Print the listing as it stands, omitting all images.

> _Excerpt from a dataset_:

[BEGIN]

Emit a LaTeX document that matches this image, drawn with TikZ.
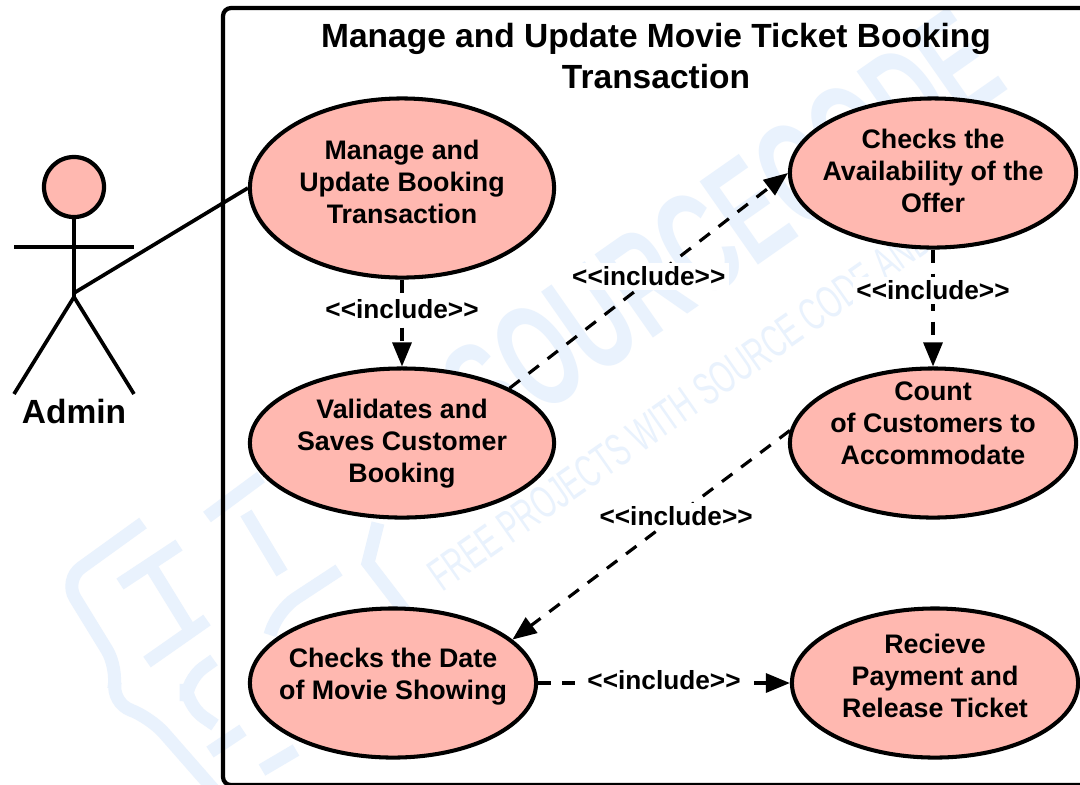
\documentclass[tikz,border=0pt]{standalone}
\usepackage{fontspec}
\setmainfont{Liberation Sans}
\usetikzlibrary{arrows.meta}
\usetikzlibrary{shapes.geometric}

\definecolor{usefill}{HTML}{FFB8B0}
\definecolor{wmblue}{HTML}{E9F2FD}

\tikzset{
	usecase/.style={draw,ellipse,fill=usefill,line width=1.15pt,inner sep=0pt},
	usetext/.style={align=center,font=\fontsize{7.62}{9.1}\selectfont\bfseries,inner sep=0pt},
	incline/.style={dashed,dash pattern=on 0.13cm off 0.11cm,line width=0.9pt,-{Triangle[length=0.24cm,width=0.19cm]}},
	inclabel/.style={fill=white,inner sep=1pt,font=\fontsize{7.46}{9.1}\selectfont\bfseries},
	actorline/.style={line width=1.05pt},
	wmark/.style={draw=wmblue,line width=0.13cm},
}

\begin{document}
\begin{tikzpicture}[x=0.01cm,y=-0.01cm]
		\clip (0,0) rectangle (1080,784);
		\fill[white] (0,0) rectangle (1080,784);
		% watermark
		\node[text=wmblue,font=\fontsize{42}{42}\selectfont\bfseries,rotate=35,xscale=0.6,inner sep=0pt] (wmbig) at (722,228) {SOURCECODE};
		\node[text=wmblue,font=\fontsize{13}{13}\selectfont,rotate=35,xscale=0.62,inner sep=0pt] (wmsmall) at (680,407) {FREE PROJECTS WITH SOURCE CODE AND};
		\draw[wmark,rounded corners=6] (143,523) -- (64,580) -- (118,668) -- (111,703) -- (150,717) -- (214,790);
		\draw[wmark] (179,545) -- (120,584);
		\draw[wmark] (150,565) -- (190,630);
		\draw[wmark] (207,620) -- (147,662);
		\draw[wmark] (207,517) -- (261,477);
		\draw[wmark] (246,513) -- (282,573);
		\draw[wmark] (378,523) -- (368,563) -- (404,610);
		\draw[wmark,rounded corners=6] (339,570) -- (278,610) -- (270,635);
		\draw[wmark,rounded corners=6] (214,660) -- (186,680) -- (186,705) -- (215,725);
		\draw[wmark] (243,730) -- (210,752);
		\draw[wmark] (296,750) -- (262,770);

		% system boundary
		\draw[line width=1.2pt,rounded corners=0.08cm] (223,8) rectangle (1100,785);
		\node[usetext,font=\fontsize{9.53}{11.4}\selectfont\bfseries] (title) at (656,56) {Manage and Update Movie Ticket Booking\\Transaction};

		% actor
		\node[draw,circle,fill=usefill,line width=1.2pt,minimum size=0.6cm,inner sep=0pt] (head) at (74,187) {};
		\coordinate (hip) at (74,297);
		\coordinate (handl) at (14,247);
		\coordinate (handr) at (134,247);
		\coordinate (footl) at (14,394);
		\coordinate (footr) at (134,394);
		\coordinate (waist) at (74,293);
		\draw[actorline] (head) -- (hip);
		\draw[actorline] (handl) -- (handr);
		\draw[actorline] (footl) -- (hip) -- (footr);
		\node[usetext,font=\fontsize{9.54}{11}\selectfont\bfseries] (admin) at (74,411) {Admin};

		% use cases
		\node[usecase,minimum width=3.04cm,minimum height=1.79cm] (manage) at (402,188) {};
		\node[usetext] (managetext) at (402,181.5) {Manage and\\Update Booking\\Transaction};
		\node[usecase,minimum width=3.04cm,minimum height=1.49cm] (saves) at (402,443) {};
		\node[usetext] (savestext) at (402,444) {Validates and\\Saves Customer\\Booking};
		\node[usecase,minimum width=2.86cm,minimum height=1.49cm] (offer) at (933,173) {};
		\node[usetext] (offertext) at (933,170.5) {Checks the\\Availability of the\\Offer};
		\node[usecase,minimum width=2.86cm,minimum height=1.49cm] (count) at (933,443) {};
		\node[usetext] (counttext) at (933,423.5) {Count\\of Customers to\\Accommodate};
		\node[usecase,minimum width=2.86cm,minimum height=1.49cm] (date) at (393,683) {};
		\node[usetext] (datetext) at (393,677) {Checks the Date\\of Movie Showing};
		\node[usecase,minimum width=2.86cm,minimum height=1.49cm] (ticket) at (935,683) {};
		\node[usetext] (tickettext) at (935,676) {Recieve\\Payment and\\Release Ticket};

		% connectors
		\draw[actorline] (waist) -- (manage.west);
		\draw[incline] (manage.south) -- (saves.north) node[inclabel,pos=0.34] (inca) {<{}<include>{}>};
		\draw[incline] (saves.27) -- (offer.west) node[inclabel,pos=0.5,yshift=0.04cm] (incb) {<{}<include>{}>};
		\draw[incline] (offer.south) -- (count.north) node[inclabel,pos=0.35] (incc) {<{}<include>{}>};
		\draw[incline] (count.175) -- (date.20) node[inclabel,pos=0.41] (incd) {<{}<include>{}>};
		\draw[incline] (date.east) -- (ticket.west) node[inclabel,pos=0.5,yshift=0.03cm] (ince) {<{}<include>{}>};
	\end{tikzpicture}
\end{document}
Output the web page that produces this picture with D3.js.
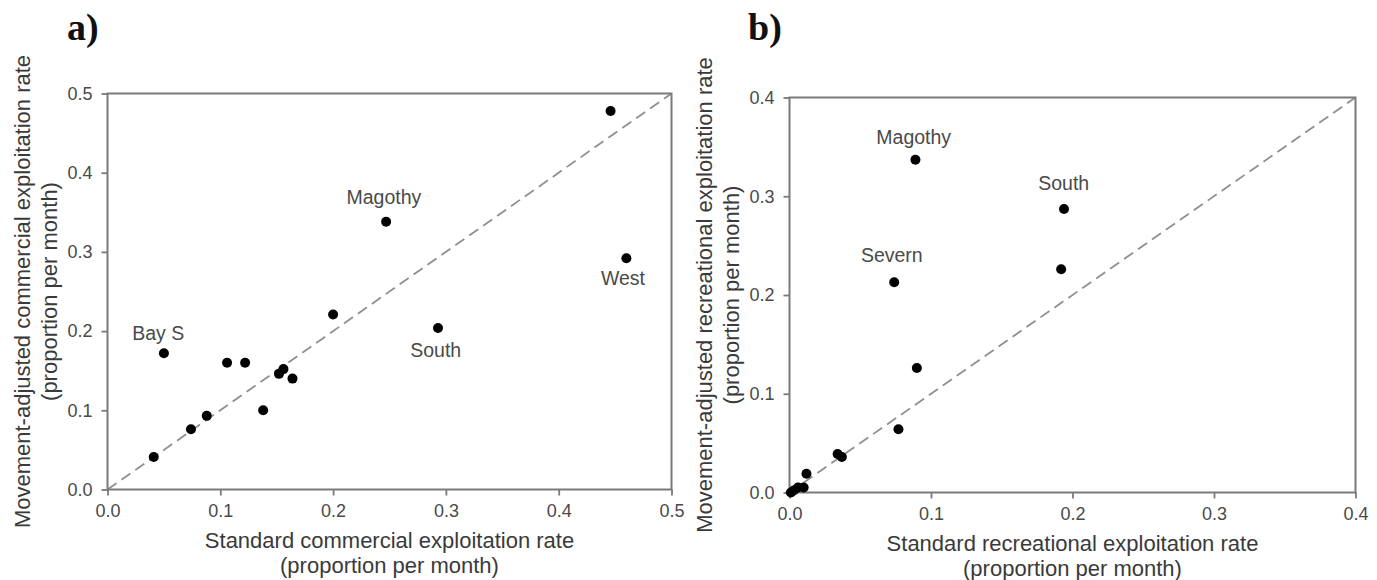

[END]

> _Correct response_:
Emit a LaTeX document that matches this image, drawn with TikZ.
\documentclass[tikz,border=0pt]{standalone}
\usepackage{fontspec}
\setmainfont{Liberation Sans}
\usetikzlibrary{arrows.meta}
\usetikzlibrary{shapes.geometric}

\definecolor{usefill}{HTML}{FFB8B0}
\definecolor{wmblue}{HTML}{E9F2FD}

\tikzset{
	usecase/.style={draw,ellipse,fill=usefill,line width=1.15pt,inner sep=0pt},
	usetext/.style={align=center,font=\fontsize{7.62}{9.1}\selectfont\bfseries,inner sep=0pt},
	incline/.style={dashed,dash pattern=on 0.13cm off 0.11cm,line width=0.9pt,-{Triangle[length=0.24cm,width=0.19cm]}},
	inclabel/.style={fill=white,inner sep=1pt,font=\fontsize{7.46}{9.1}\selectfont\bfseries},
	actorline/.style={line width=1.05pt},
	wmark/.style={draw=wmblue,line width=0.13cm},
}

\begin{document}
\begin{tikzpicture}[x=0.01cm,y=-0.01cm]
		\clip (0,0) rectangle (1080,784);
		\fill[white] (0,0) rectangle (1080,784);
		% watermark
		\node[text=wmblue,font=\fontsize{42}{42}\selectfont\bfseries,rotate=35,xscale=0.6,inner sep=0pt] (wmbig) at (722,228) {SOURCECODE};
		\node[text=wmblue,font=\fontsize{13}{13}\selectfont,rotate=35,xscale=0.62,inner sep=0pt] (wmsmall) at (680,407) {FREE PROJECTS WITH SOURCE CODE AND};
		\draw[wmark,rounded corners=6] (143,523) -- (64,580) -- (118,668) -- (111,703) -- (150,717) -- (214,790);
		\draw[wmark] (179,545) -- (120,584);
		\draw[wmark] (150,565) -- (190,630);
		\draw[wmark] (207,620) -- (147,662);
		\draw[wmark] (207,517) -- (261,477);
		\draw[wmark] (246,513) -- (282,573);
		\draw[wmark] (378,523) -- (368,563) -- (404,610);
		\draw[wmark,rounded corners=6] (339,570) -- (278,610) -- (270,635);
		\draw[wmark,rounded corners=6] (214,660) -- (186,680) -- (186,705) -- (215,725);
		\draw[wmark] (243,730) -- (210,752);
		\draw[wmark] (296,750) -- (262,770);

		% system boundary
		\draw[line width=1.2pt,rounded corners=0.08cm] (223,8) rectangle (1100,785);
		\node[usetext,font=\fontsize{9.53}{11.4}\selectfont\bfseries] (title) at (656,56) {Manage and Update Movie Ticket Booking\\Transaction};

		% actor
		\node[draw,circle,fill=usefill,line width=1.2pt,minimum size=0.6cm,inner sep=0pt] (head) at (74,187) {};
		\coordinate (hip) at (74,297);
		\coordinate (handl) at (14,247);
		\coordinate (handr) at (134,247);
		\coordinate (footl) at (14,394);
		\coordinate (footr) at (134,394);
		\coordinate (waist) at (74,293);
		\draw[actorline] (head) -- (hip);
		\draw[actorline] (handl) -- (handr);
		\draw[actorline] (footl) -- (hip) -- (footr);
		\node[usetext,font=\fontsize{9.54}{11}\selectfont\bfseries] (admin) at (74,411) {Admin};

		% use cases
		\node[usecase,minimum width=3.04cm,minimum height=1.79cm] (manage) at (402,188) {};
		\node[usetext] (managetext) at (402,181.5) {Manage and\\Update Booking\\Transaction};
		\node[usecase,minimum width=3.04cm,minimum height=1.49cm] (saves) at (402,443) {};
		\node[usetext] (savestext) at (402,444) {Validates and\\Saves Customer\\Booking};
		\node[usecase,minimum width=2.86cm,minimum height=1.49cm] (offer) at (933,173) {};
		\node[usetext] (offertext) at (933,170.5) {Checks the\\Availability of the\\Offer};
		\node[usecase,minimum width=2.86cm,minimum height=1.49cm] (count) at (933,443) {};
		\node[usetext] (counttext) at (933,423.5) {Count\\of Customers to\\Accommodate};
		\node[usecase,minimum width=2.86cm,minimum height=1.49cm] (date) at (393,683) {};
		\node[usetext] (datetext) at (393,677) {Checks the Date\\of Movie Showing};
		\node[usecase,minimum width=2.86cm,minimum height=1.49cm] (ticket) at (935,683) {};
		\node[usetext] (tickettext) at (935,676) {Recieve\\Payment and\\Release Ticket};

		% connectors
		\draw[actorline] (waist) -- (manage.west);
		\draw[incline] (manage.south) -- (saves.north) node[inclabel,pos=0.34] (inca) {<{}<include>{}>};
		\draw[incline] (saves.27) -- (offer.west) node[inclabel,pos=0.5,yshift=0.04cm] (incb) {<{}<include>{}>};
		\draw[incline] (offer.south) -- (count.north) node[inclabel,pos=0.35] (incc) {<{}<include>{}>};
		\draw[incline] (count.175) -- (date.20) node[inclabel,pos=0.41] (incd) {<{}<include>{}>};
		\draw[incline] (date.east) -- (ticket.west) node[inclabel,pos=0.5,yshift=0.03cm] (ince) {<{}<include>{}>};
	\end{tikzpicture}
\end{document}
Output the web page that produces this picture with D3.js.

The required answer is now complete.